- [WHAT YOU WILL DO]: Print, word for word, every line from the beginning of the listing up to and including the line with "up=[m + s for m, s in zip(t45_mean, t45_sd)]))". Pictures are to be excluded.

- [SUPPLIED ENTRIES]:
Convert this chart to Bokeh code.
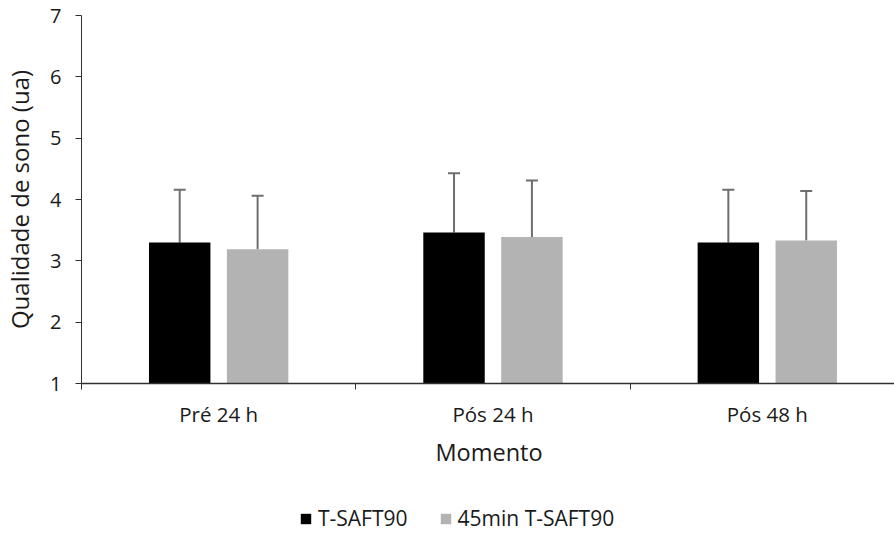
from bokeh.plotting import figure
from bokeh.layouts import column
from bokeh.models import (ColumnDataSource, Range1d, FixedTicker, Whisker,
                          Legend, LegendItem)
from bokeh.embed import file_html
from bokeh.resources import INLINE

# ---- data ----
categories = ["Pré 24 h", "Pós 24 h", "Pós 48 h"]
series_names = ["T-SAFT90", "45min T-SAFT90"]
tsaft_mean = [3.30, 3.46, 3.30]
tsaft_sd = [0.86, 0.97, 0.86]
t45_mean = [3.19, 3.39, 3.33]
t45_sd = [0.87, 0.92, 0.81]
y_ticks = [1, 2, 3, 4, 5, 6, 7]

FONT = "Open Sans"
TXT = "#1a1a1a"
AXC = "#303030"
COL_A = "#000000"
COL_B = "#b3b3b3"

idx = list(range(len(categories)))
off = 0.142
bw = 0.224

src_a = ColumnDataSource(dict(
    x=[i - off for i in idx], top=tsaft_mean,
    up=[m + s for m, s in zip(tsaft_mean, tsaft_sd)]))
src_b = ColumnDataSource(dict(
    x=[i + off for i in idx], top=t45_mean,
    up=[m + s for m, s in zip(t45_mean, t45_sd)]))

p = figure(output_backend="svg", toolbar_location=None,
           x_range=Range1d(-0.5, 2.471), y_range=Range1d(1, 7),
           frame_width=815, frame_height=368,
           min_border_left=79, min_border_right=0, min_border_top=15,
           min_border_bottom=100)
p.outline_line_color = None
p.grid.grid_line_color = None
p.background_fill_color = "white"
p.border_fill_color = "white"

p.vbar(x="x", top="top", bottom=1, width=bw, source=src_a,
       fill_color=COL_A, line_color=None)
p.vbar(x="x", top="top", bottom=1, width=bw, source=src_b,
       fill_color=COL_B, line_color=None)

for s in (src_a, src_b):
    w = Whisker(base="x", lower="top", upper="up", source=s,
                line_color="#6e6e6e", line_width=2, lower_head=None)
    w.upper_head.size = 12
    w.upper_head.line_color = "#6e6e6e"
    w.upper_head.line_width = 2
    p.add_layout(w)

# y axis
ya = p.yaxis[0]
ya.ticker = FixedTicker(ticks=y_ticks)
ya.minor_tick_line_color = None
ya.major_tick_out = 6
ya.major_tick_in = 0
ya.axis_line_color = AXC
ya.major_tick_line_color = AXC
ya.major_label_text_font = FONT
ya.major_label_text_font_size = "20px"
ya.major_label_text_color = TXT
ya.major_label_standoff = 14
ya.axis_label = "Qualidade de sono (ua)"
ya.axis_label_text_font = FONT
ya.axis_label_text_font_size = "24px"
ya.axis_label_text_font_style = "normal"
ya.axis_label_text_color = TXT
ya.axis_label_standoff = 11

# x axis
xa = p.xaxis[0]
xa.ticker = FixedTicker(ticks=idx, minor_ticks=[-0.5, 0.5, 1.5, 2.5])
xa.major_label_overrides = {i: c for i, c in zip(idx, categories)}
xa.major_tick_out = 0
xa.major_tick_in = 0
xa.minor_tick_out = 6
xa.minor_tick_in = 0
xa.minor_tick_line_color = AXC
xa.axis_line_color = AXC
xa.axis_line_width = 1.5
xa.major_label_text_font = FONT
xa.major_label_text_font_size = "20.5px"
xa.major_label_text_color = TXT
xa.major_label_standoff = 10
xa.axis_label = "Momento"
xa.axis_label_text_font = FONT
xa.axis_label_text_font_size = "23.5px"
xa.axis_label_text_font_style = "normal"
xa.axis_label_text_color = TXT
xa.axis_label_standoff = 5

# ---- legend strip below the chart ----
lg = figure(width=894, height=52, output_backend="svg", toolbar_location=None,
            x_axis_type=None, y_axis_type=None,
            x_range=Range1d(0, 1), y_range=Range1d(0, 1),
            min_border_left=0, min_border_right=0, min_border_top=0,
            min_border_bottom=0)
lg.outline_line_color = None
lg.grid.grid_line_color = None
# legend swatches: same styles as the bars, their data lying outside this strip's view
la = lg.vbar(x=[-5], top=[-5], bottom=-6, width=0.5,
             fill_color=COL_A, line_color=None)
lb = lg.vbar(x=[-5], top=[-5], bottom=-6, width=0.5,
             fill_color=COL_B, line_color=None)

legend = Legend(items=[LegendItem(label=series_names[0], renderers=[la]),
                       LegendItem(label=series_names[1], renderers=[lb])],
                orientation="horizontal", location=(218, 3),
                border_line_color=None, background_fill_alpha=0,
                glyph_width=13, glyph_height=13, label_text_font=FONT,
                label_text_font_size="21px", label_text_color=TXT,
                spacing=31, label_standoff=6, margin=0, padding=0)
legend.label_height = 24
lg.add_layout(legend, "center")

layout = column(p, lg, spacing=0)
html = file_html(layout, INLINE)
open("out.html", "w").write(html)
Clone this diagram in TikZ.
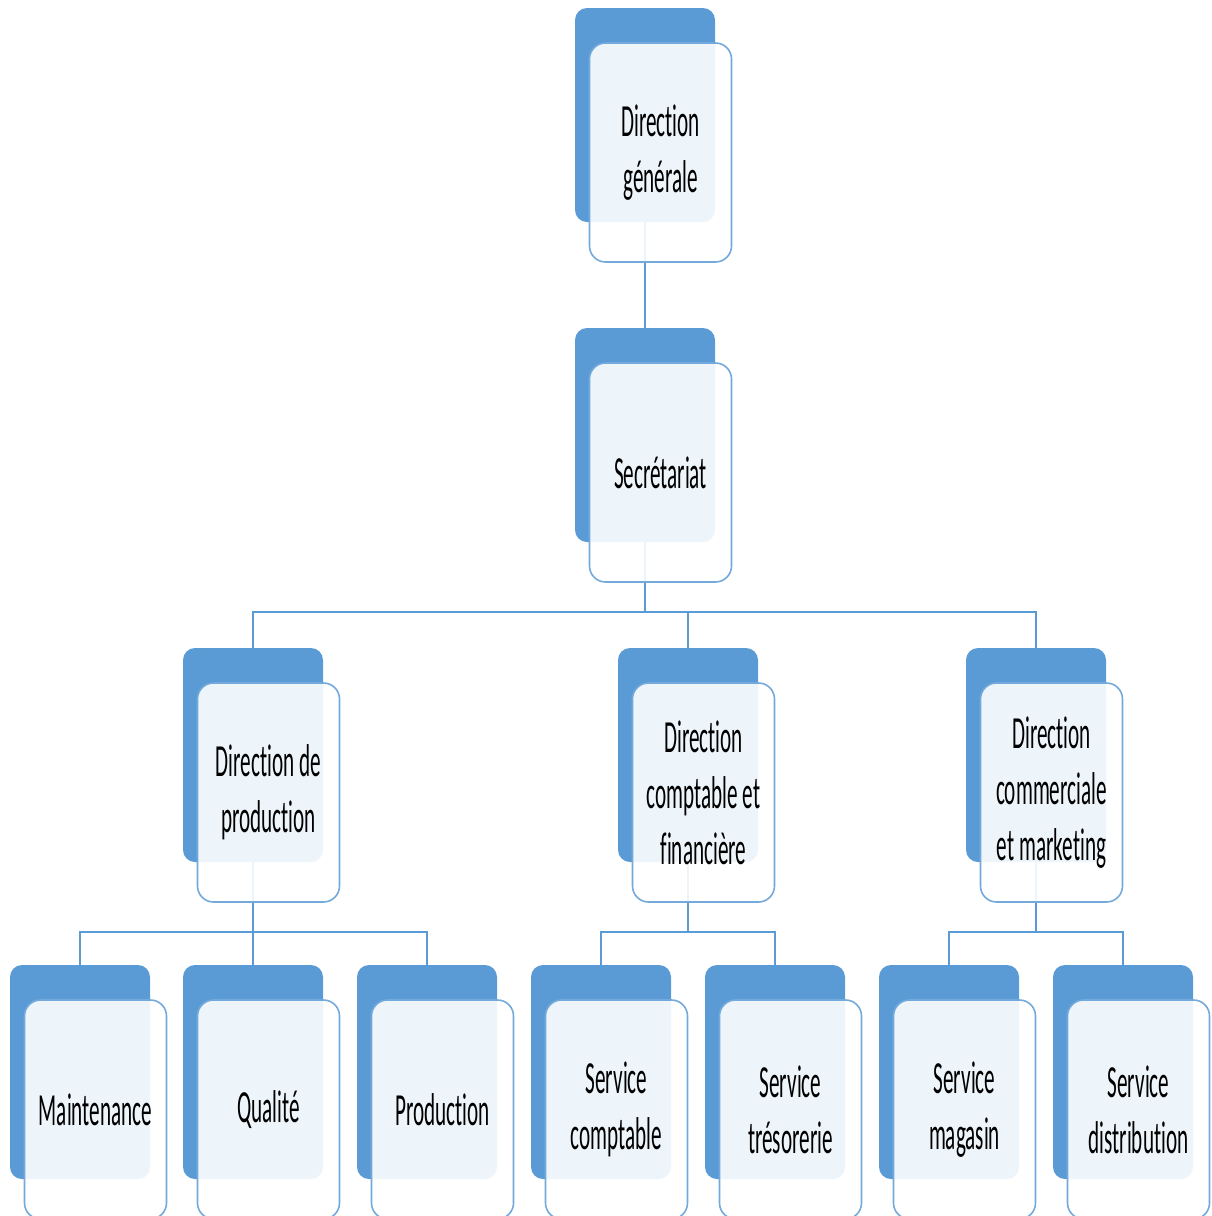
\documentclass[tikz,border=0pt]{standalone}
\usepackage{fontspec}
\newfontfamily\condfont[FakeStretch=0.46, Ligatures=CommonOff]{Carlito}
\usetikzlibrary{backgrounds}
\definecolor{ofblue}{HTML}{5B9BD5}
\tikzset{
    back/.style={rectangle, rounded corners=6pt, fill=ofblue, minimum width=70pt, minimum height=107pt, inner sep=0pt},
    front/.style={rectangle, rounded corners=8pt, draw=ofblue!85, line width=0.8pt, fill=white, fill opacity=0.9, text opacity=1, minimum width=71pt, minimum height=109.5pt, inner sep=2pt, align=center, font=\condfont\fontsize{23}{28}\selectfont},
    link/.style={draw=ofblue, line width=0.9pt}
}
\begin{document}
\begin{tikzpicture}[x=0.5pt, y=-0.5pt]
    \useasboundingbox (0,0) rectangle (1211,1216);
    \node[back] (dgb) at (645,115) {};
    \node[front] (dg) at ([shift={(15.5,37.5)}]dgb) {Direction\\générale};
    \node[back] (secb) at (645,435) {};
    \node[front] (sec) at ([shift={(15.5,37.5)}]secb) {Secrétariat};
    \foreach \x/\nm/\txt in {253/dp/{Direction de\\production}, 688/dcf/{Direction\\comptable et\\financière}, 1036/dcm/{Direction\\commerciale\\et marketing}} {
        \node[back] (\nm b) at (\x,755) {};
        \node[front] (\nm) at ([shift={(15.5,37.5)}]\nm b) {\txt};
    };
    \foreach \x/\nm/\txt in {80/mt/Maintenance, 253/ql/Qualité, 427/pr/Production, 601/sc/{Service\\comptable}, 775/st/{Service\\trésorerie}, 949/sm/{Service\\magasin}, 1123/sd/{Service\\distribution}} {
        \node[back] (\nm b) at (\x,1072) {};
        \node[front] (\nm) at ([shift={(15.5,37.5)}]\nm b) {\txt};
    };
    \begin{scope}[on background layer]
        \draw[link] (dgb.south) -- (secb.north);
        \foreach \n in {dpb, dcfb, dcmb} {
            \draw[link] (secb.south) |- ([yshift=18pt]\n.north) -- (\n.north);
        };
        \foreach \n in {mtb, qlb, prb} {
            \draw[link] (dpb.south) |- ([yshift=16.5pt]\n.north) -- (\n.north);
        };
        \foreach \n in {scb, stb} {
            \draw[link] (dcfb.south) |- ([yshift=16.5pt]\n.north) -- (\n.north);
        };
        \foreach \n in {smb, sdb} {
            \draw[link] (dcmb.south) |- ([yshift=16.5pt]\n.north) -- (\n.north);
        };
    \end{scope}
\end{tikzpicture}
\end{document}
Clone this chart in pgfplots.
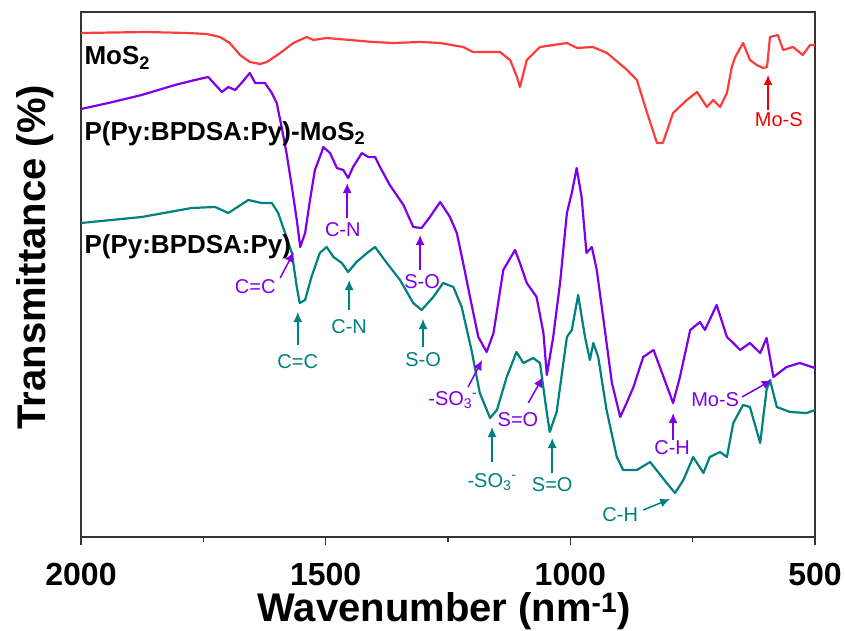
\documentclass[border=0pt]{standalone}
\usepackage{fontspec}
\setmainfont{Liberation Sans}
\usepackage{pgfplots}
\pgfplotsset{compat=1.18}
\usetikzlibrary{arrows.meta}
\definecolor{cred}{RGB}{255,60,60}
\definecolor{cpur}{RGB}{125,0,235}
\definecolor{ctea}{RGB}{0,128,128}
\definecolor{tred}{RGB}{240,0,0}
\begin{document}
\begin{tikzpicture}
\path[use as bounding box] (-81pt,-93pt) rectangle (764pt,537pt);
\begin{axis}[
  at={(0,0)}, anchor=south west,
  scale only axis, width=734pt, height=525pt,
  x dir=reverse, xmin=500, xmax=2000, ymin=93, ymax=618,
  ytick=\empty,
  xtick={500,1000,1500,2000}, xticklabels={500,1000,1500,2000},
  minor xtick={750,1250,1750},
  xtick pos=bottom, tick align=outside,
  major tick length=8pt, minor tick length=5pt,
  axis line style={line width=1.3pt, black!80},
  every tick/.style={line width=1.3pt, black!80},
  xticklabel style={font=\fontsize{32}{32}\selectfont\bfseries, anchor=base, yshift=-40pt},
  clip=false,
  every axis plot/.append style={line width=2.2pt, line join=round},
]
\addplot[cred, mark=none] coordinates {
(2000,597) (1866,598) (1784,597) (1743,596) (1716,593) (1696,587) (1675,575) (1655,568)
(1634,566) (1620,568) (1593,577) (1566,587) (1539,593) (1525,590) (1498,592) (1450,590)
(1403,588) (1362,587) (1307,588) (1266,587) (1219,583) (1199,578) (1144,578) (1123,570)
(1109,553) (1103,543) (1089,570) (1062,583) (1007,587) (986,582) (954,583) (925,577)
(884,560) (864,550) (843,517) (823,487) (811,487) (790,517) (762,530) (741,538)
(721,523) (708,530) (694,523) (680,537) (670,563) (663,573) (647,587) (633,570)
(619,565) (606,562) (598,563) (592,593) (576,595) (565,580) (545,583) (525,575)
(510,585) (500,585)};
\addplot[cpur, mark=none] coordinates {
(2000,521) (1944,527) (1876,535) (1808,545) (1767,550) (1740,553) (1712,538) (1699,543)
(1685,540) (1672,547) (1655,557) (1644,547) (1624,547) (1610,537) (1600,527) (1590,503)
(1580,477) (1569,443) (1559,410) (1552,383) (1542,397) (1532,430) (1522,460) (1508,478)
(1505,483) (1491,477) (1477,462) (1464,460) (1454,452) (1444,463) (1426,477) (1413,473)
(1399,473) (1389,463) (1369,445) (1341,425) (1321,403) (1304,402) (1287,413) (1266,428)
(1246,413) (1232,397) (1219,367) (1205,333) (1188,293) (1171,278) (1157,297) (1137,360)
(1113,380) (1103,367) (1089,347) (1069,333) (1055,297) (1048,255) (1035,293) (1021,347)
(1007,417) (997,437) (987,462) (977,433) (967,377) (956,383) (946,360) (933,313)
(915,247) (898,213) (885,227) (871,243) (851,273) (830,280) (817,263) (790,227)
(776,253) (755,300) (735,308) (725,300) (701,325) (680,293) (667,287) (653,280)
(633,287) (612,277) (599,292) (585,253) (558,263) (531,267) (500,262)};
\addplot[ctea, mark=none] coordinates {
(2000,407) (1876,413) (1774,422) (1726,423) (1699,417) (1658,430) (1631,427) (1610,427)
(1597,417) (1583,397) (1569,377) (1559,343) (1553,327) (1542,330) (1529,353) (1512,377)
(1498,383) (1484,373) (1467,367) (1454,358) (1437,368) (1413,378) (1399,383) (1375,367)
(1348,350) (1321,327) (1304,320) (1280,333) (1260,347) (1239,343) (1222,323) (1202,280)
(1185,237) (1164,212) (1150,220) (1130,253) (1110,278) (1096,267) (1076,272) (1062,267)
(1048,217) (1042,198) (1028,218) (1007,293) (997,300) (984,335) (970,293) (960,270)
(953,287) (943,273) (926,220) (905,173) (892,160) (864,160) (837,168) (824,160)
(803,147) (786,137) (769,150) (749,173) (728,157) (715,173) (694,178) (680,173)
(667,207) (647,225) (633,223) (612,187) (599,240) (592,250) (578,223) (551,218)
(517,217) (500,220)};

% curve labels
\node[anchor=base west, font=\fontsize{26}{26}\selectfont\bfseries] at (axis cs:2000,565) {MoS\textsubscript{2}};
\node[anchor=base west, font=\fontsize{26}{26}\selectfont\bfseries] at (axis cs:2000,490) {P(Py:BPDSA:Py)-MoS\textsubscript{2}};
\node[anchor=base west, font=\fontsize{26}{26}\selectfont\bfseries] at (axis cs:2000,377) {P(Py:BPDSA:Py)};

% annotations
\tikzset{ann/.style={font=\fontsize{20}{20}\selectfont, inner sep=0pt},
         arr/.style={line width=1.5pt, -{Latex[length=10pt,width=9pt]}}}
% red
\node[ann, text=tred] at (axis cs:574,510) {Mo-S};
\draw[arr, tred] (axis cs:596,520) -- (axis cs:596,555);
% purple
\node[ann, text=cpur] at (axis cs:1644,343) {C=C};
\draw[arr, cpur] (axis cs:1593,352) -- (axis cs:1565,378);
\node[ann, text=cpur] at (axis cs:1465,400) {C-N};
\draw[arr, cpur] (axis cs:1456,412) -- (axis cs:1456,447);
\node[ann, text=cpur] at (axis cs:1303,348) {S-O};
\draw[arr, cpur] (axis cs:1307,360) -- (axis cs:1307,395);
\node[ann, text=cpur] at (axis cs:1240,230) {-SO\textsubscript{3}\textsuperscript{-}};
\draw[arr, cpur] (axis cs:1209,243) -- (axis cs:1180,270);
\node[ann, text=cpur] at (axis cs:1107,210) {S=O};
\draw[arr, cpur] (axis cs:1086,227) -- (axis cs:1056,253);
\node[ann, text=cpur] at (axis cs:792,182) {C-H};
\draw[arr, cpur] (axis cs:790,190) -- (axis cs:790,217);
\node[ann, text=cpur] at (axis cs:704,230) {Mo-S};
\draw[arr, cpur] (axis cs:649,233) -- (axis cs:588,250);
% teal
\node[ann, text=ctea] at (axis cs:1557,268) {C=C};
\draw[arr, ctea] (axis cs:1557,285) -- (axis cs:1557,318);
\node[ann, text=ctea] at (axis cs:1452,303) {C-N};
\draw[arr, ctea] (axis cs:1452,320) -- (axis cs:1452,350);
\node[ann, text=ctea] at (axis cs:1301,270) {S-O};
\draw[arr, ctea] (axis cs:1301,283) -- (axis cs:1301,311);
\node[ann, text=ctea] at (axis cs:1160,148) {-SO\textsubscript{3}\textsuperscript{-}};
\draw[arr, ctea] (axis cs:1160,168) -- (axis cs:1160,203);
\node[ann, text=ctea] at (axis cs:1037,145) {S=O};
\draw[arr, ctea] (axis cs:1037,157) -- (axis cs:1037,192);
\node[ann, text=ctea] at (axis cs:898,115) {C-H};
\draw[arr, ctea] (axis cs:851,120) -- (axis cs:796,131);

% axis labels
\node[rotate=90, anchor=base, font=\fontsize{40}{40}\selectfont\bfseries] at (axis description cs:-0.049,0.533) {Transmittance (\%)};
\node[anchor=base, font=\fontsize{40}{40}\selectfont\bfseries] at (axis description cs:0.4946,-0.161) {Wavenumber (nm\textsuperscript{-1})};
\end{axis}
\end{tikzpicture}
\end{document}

- [OUTPUT]:
Convert this chart to Bokeh code.
from bokeh.plotting import figure
from bokeh.layouts import column
from bokeh.models import (ColumnDataSource, Range1d, FixedTicker, Whisker,
                          Legend, LegendItem)
from bokeh.embed import file_html
from bokeh.resources import INLINE

# ---- data ----
categories = ["Pré 24 h", "Pós 24 h", "Pós 48 h"]
series_names = ["T-SAFT90", "45min T-SAFT90"]
tsaft_mean = [3.30, 3.46, 3.30]
tsaft_sd = [0.86, 0.97, 0.86]
t45_mean = [3.19, 3.39, 3.33]
t45_sd = [0.87, 0.92, 0.81]
y_ticks = [1, 2, 3, 4, 5, 6, 7]

FONT = "Open Sans"
TXT = "#1a1a1a"
AXC = "#303030"
COL_A = "#000000"
COL_B = "#b3b3b3"

idx = list(range(len(categories)))
off = 0.142
bw = 0.224

src_a = ColumnDataSource(dict(
    x=[i - off for i in idx], top=tsaft_mean,
    up=[m + s for m, s in zip(tsaft_mean, tsaft_sd)]))
src_b = ColumnDataSource(dict(
    x=[i + off for i in idx], top=t45_mean,
    up=[m + s for m, s in zip(t45_mean, t45_sd)]))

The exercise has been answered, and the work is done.